Even Lee Ainslie's stock-oriented Maverick Capital, which gained 16 percent last year, was down only 0.35 percent early in the month, sidestepping the dramatic sell off so far. Similarly BlueMountain's Long Short Equity Fund LP slipped only 0.37 percent this year after ending 2015 up 2.79 percent.

Analysts at Credit Suisse's prime services division said hedge funds' relatively low exposure to stocks, which they say is near a two-year low, plus smart sector bets, helped even stock-focused fund managers absorb January's equity rout, with estimated losses of only 1.2 percent to 1.6 percent through the end of last week.

Hedge funds have lost less money in bets on financial stocks, industrial stocks, and consumer discretionary stocks, Credit Suisse found.

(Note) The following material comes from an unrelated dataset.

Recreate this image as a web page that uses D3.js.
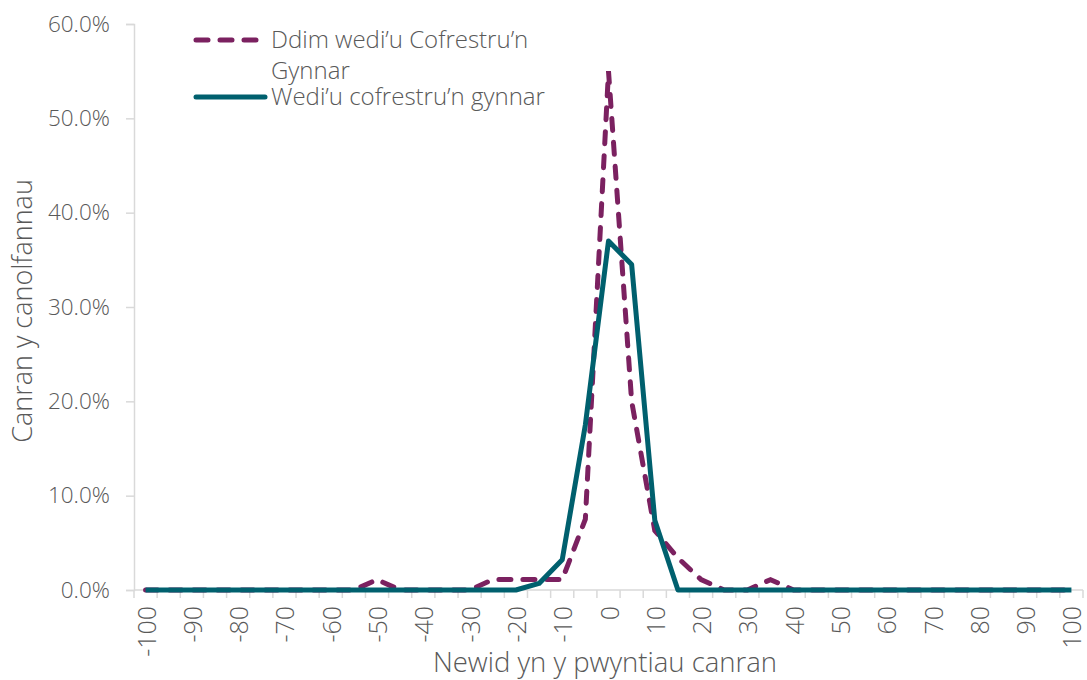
<!DOCTYPE html>
<html>
<head>
<meta charset="utf-8">
<script src="https://cdn.jsdelivr.net/npm/d3@7"></script>
<style>
  body { margin: 0; background: #fff; }
  svg text { font-family: "Open Sans", "Noto Sans", sans-serif; font-weight: 300; fill: #595959; }
</style>
</head>
<body>
<svg id="chart" width="1087" height="680"></svg>
<script>
// x categories (percentage point change)
var categories = [-100,-95,-90,-85,-80,-75,-70,-65,-60,-55,-50,-45,-40,-35,-30,-25,-20,-15,-10,-5,
                  0,5,10,15,20,25,30,35,40,45,50,55,60,65,70,75,80,85,90,95,100];

// Ddim wedi'u Cofrestru'n Gynnar (dashed)
var notEarly = [0,0,0,0,0,0,0,0,0,0,1.1,0,0,0,0,1.1,1.1,1.1,1.1,7.5,
                55.0,20.0,6.3,3.4,1.1,0,0,1.1,0,0,0,0,0,0,0,0,0,0,0,0,0];

// Wedi'u cofrestru'n gynnar (solid)
var early = [0,0,0,0,0,0,0,0,0,0,0,0,0,0,0,0,0,0.7,3.2,17.5,
             37.0,34.5,7.4,0,0,0,0,0,0,0,0,0,0,0,0,0,0,0,0,0,0];

var yTicks = [0,10,20,30,40,50,60];
var seriesNames = ["Ddim wedi\u2019u Cofrestru\u2019n", "Gynnar", "Wedi\u2019u cofrestru\u2019n gynnar"];

var purple = "#7b2160";
var teal = "#00606e";
var axisGrey = "#d9d9d9";

var svg = d3.select("#chart");
var plotLeft = 134, plotRight = 1083, plotTop = 24, plotBottom = 590;

var x = d3.scaleBand().domain(categories).range([plotLeft, plotRight]).padding(0);
var y = d3.scaleLinear().domain([0, 60]).range([plotBottom, plotTop]);

// y axis
var yAxis = svg.append("g").attr("transform", "translate(" + plotLeft + ",0)")
    .call(d3.axisLeft(y).tickValues(yTicks).tickSize(8).tickPadding(16)
        .tickFormat(function(d){ return d.toFixed(1) + "%"; }));
yAxis.select(".domain").attr("stroke", axisGrey).attr("stroke-width", 1.5);
yAxis.selectAll(".tick line").attr("stroke", axisGrey).attr("stroke-width", 1.5);
yAxis.selectAll(".tick text").attr("font-size", "22.5px").attr("fill", "#595959")
    .attr("font-family", "Open Sans");

// x axis baseline and ticks between categories
svg.append("line")
    .attr("x1", plotLeft).attr("x2", plotRight)
    .attr("y1", plotBottom).attr("y2", plotBottom)
    .attr("stroke", axisGrey).attr("stroke-width", 1.5);

var edges = categories.map(function(c){ return x(c); }).concat([x(100) + x.bandwidth()]);
svg.selectAll(".xtick").data(edges).enter().append("line")
    .attr("class", "xtick")
    .attr("x1", function(d){ return d; }).attr("x2", function(d){ return d; })
    .attr("y1", plotBottom).attr("y2", plotBottom + 8)
    .attr("stroke", axisGrey).attr("stroke-width", 1.5);

svg.selectAll(".xlab").data(categories.filter(function(c){ return c % 10 === 0; }))
  .enter().append("text")
    .attr("class", "xlab")
    .attr("font-size", "25px")
    .attr("text-anchor", "end")
    .attr("dy", "0.36em")
    .attr("transform", function(d){
        return "translate(" + (x(d) + x.bandwidth()/2 + 1) + "," + (plotBottom + 16) + ") rotate(-90)";
    })
    .text(function(d){ return d; });

// axis titles
svg.append("text")
    .attr("x", 605).attr("y", 672)
    .attr("text-anchor", "middle").attr("font-size", "27.5px")
    .text("Newid yn y pwyntiau canran");

svg.append("text")
    .attr("transform", "translate(32," + 311 + ") rotate(-90)")
    .attr("text-anchor", "middle").attr("font-size", "27px")
    .text("Canran y canolfannau");

// lines
var line = d3.line()
    .x(function(d, i){ return x(categories[i]) + x.bandwidth()/2; })
    .y(function(d){ return y(d); });

svg.append("path").datum(notEarly)
    .attr("d", line)
    .attr("fill", "none")
    .attr("stroke", purple)
    .attr("stroke-width", 5)
    .attr("stroke-dasharray", "12,12")
    .attr("stroke-linecap", "round");

svg.append("path").datum(early)
    .attr("d", line)
    .attr("fill", "none")
    .attr("stroke", teal)
    .attr("stroke-width", 5)
    .attr("stroke-linejoin", "round");

// legend
var legend = svg.append("g");
legend.append("line")
    .attr("x1", 196).attr("x2", 262).attr("y1", 40).attr("y2", 40)
    .attr("stroke", purple).attr("stroke-width", 5)
    .attr("stroke-dasharray", "12,12").attr("stroke-linecap", "round");
legend.append("text").attr("x", 271).attr("y", 48).attr("font-size", "24px").text(seriesNames[0]);
legend.append("text").attr("x", 271).attr("y", 79).attr("font-size", "24px").text(seriesNames[1]);
legend.append("line")
    .attr("x1", 196).attr("x2", 265).attr("y1", 97).attr("y2", 97)
    .attr("stroke", teal).attr("stroke-width", 5).attr("stroke-linecap", "round");
legend.append("text").attr("x", 271).attr("y", 105).attr("font-size", "24px").text(seriesNames[2]);
</script>
</body>
</html>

Since the early part of the month, hedge funds have seen their long bets underperform a bit, but short positions have outperformed, the firm said.

For some, tumbling markets are putting their favorite names on sale, fund managers said.

"The market is having a temper tantrum, nothing more, so I view this turmoil as a buying opportunity," said Whitney Tilson, who runs hedge fund Kase Capital. She noted, however, that prices are still not as cheap as they were in 2008 or 2011.

Indeed, some managers are saying that they are trading in and out more actively these days as they are having a tough time getting the stocks at the prices they want.

No matter how small the losses are this year, managers are acknowledging the tough environment and their investors are keeping a close eye on movements, urging managers to make sure they are well-hedged. David Einhorn, whose Greenlight Capital is widely watched, reassured investors he is concentrating on better returns in 2016 after losing 20 percent last year.

Investors who allocate money to hedge funds on behalf of wealthy clients have said they could make more changes by terminating some managers in the months ahead.

Last year, they pulled $1.5 billion out of hedge funds in the fourth quarter, marking the first time the industry saw net redemptions since the fourth quarter of 2011, Hedge Fund Research data show.

But for now, they see little room to exit hedge funds altogether.